SET PROBLEM: In the listing below, locate the line containing "Clone this chart in Altair." and the line containing "import pandas as pd". Output both of them and every line between, exactly as written, and nothing more.
Start of RECORDS PROVIDED
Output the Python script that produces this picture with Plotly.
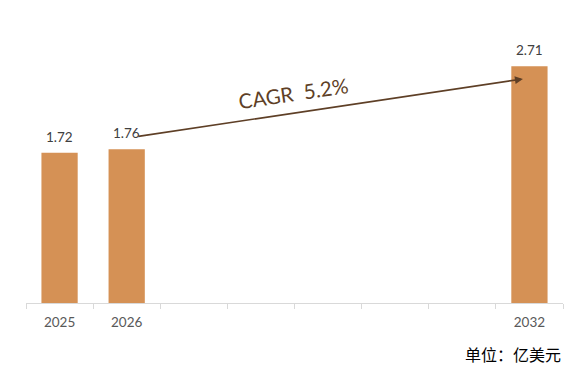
End of RECORDS PROVIDED
Start of RECORDS PROVIDED
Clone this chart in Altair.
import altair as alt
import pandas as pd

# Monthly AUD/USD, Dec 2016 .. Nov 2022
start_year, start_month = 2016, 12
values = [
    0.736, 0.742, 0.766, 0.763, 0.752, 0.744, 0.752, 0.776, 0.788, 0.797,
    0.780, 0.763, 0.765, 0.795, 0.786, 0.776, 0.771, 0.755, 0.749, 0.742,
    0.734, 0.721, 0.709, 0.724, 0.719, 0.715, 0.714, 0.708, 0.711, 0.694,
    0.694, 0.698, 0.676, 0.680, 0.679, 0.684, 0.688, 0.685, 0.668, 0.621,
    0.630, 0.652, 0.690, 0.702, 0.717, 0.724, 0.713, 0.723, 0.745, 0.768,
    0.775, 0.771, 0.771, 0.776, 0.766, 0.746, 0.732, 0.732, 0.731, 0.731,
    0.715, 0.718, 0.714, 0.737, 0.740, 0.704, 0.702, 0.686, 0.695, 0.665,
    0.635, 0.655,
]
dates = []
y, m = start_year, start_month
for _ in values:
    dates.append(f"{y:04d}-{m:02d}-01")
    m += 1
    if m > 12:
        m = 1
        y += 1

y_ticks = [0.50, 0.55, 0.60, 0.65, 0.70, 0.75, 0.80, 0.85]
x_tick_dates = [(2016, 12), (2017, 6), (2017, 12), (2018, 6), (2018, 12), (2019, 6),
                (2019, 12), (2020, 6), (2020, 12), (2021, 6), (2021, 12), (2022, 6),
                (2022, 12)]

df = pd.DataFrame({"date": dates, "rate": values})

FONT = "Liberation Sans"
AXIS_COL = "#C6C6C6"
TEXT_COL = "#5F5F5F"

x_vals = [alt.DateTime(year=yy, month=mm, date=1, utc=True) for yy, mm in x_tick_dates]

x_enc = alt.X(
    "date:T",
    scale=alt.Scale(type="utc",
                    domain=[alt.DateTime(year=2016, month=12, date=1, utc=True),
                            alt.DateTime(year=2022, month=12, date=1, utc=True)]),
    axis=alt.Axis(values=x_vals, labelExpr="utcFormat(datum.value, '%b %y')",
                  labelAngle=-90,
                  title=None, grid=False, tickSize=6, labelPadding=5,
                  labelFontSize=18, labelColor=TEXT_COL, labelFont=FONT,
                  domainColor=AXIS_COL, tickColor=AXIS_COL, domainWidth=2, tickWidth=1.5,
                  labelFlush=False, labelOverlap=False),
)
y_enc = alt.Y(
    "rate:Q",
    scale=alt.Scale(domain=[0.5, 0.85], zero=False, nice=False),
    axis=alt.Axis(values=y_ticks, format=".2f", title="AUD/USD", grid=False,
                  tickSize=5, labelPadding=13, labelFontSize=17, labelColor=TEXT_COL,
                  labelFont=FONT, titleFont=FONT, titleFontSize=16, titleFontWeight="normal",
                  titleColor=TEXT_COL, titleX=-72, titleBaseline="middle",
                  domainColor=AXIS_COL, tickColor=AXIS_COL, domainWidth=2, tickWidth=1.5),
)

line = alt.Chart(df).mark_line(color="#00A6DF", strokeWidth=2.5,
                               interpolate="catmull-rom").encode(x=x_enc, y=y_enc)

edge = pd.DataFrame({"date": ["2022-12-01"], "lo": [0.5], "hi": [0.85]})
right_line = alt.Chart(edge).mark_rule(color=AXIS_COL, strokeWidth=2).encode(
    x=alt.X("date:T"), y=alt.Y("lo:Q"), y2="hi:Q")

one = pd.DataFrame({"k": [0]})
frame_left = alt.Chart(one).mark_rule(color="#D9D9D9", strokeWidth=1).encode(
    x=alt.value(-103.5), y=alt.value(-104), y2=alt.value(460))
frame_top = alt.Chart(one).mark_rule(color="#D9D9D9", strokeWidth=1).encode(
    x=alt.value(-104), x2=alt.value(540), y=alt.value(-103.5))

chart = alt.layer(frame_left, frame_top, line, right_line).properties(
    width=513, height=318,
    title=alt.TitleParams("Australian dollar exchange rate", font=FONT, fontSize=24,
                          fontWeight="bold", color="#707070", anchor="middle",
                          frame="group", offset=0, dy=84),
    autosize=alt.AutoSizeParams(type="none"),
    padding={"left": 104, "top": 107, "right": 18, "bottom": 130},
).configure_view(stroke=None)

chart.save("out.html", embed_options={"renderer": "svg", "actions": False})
End of RECORDS PROVIDED
SOLVED PROBLEM:
Clone this chart in Altair.
import altair as alt
import pandas as pd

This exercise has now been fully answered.